_GIVEN INSTRUCTION_:
Retype only the lines below from the one with "Recreate this image" to the one with "import matplotlib.transforms as mtransforms", inclusive, skipping every image.

_GIVEN INFORMATION_:
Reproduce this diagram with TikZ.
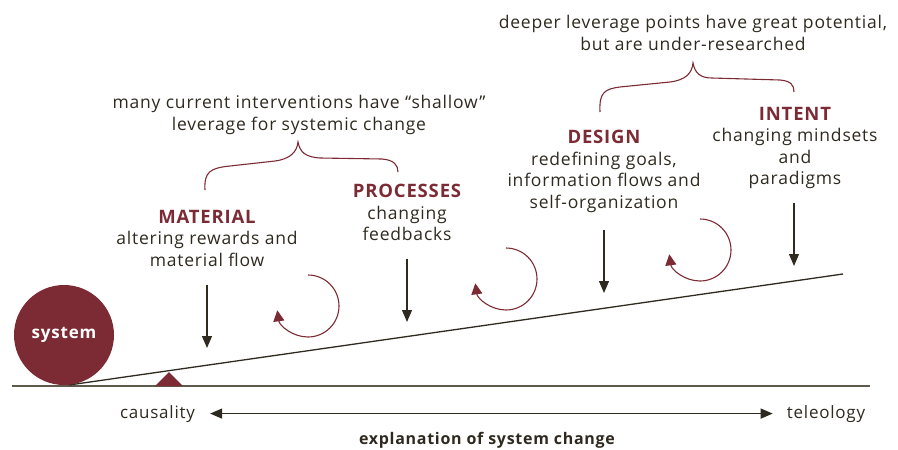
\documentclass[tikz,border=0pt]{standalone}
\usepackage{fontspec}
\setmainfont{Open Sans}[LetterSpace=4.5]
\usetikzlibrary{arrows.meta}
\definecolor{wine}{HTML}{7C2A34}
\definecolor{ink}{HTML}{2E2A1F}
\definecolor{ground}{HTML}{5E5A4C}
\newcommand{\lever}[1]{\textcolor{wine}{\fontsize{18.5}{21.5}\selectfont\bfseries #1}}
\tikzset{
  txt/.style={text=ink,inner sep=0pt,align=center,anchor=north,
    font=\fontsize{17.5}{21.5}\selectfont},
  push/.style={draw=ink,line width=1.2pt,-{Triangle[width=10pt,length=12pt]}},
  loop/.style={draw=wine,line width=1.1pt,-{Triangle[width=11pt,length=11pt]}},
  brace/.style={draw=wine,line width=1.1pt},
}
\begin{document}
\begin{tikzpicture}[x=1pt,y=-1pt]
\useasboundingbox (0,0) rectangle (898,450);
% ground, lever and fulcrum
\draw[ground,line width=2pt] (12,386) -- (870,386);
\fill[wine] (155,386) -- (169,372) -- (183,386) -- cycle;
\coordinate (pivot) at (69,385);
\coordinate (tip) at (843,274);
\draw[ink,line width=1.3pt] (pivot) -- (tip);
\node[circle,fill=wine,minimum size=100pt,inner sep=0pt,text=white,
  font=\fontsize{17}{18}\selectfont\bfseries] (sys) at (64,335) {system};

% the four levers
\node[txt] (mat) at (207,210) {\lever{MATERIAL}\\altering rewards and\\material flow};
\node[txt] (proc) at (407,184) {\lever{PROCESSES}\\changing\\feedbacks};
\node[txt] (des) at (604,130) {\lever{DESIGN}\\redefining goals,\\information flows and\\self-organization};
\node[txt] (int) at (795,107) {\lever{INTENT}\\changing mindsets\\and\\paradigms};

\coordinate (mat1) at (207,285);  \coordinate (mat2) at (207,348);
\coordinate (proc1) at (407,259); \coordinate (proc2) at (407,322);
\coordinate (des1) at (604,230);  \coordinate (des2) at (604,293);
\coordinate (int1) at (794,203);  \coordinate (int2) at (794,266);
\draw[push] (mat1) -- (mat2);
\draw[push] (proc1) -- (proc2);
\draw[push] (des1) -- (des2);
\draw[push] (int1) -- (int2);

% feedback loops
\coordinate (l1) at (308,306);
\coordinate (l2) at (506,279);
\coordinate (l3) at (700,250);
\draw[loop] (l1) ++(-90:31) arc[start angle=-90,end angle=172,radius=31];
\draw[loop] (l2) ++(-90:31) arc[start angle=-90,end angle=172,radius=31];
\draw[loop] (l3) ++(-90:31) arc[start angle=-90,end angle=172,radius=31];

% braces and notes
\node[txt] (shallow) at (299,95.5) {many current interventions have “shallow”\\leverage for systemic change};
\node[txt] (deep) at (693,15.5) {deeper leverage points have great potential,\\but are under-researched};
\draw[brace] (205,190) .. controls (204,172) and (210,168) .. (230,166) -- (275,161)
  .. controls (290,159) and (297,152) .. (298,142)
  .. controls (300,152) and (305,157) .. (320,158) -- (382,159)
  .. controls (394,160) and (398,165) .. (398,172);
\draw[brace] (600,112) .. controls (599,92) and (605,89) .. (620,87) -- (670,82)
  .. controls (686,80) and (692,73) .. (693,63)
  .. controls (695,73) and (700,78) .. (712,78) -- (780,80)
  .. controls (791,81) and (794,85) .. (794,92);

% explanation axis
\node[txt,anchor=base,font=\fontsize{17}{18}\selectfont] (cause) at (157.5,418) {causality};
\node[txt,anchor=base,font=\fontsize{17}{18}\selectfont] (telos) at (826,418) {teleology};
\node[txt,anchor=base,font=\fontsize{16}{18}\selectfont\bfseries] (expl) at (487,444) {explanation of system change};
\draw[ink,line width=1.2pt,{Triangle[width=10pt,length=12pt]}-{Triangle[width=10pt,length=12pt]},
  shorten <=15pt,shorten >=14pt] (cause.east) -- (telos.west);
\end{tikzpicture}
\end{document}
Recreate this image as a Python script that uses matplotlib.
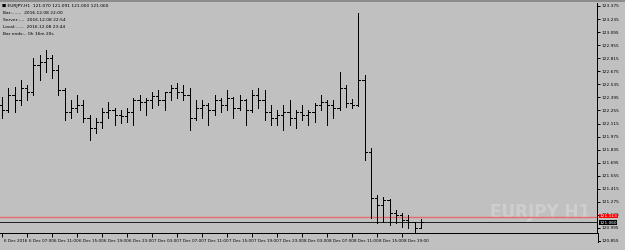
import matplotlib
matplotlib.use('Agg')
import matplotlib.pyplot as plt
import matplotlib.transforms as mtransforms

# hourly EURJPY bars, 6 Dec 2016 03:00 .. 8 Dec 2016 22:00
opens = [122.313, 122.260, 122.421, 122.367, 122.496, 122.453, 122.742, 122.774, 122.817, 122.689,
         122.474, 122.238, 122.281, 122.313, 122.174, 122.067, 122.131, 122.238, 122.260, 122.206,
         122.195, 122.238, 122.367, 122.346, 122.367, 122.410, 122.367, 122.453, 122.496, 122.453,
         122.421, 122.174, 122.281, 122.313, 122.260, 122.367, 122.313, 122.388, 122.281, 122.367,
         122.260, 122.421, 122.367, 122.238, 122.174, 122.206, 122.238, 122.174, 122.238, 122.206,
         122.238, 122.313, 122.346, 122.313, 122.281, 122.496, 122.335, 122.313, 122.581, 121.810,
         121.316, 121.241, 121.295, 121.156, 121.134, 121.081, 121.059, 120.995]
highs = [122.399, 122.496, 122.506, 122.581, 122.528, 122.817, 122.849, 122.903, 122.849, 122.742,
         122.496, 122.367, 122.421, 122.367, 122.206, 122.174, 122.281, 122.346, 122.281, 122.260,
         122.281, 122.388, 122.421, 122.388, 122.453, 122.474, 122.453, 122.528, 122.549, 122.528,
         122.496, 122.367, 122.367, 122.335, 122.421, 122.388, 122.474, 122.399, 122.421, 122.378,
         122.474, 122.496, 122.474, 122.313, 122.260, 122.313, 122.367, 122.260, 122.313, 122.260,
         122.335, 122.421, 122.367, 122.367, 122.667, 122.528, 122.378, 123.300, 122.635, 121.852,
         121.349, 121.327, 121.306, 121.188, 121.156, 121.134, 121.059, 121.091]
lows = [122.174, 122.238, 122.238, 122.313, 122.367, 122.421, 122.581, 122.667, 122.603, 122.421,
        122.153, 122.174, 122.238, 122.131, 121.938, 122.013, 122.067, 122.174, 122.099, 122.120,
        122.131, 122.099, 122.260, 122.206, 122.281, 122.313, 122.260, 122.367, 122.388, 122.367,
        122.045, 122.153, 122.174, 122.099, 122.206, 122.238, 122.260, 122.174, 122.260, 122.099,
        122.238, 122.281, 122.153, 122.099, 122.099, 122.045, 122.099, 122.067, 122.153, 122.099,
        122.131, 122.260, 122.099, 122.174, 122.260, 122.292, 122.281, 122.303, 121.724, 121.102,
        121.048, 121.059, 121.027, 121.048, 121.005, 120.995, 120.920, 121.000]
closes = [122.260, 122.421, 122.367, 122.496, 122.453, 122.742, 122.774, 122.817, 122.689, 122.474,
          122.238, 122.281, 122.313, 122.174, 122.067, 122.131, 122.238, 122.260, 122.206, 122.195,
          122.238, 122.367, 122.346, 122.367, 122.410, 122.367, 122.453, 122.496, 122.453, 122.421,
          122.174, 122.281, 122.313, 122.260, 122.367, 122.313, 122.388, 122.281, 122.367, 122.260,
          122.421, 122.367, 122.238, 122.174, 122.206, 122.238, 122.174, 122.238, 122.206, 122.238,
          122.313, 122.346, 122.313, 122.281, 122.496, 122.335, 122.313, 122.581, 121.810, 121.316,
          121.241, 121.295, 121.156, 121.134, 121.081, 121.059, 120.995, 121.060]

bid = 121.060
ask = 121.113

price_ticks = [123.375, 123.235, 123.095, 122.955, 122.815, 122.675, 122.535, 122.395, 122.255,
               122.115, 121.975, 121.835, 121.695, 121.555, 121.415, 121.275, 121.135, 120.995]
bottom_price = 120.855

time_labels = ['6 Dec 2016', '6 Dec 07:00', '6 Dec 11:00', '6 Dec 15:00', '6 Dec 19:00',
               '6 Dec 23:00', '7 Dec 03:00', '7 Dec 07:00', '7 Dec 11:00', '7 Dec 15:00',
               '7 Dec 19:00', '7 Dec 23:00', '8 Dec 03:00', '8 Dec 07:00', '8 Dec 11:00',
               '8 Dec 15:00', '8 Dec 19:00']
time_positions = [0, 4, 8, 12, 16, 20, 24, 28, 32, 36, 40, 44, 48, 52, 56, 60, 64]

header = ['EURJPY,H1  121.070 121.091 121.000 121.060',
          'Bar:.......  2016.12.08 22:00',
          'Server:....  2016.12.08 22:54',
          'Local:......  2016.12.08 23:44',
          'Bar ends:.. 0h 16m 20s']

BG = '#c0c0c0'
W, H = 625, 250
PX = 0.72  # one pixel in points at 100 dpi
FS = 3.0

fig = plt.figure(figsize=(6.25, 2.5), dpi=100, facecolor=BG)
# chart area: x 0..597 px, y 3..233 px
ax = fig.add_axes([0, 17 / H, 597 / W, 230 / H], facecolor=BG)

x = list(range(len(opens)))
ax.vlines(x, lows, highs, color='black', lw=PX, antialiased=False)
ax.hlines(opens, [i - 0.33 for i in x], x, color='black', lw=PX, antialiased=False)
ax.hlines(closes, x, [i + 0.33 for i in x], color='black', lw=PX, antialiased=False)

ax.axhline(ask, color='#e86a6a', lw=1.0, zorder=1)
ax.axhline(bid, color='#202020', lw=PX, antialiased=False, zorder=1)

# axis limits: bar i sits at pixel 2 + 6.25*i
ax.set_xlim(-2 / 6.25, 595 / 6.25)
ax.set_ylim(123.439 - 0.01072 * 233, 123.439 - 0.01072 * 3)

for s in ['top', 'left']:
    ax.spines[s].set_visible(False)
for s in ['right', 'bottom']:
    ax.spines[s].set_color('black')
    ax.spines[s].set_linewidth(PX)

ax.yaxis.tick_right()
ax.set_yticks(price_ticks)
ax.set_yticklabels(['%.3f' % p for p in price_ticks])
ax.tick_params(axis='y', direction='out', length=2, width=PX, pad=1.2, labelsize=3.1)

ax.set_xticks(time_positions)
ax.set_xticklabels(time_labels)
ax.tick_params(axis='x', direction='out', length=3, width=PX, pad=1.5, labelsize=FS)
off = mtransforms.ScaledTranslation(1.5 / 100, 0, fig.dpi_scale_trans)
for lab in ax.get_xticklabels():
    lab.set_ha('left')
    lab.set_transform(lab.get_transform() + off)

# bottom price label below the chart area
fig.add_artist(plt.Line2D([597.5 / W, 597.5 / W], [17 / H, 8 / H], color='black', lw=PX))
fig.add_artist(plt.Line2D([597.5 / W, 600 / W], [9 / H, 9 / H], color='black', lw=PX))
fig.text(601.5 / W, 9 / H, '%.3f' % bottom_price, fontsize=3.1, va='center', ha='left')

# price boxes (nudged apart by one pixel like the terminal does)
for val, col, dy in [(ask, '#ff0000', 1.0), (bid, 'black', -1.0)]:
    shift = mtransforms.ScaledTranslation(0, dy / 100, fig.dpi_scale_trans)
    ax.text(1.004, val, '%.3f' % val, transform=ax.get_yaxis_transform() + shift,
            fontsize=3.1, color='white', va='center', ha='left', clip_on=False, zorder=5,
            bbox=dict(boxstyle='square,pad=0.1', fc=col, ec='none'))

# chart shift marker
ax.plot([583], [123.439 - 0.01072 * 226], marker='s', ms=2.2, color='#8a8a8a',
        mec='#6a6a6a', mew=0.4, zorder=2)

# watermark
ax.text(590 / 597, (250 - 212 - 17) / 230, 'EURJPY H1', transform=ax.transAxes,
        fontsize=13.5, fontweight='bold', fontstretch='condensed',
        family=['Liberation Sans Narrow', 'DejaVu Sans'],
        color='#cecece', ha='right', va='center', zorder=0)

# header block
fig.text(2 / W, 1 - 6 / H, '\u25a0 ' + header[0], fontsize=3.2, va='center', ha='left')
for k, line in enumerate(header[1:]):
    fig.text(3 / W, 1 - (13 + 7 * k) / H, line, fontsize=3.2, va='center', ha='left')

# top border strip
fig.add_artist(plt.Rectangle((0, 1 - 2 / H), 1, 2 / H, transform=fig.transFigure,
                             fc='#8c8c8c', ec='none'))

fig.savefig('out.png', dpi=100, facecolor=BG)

_FINAL ANSWER_:
Recreate this image as a Python script that uses matplotlib.
import matplotlib
matplotlib.use('Agg')
import matplotlib.pyplot as plt
import matplotlib.transforms as mtransforms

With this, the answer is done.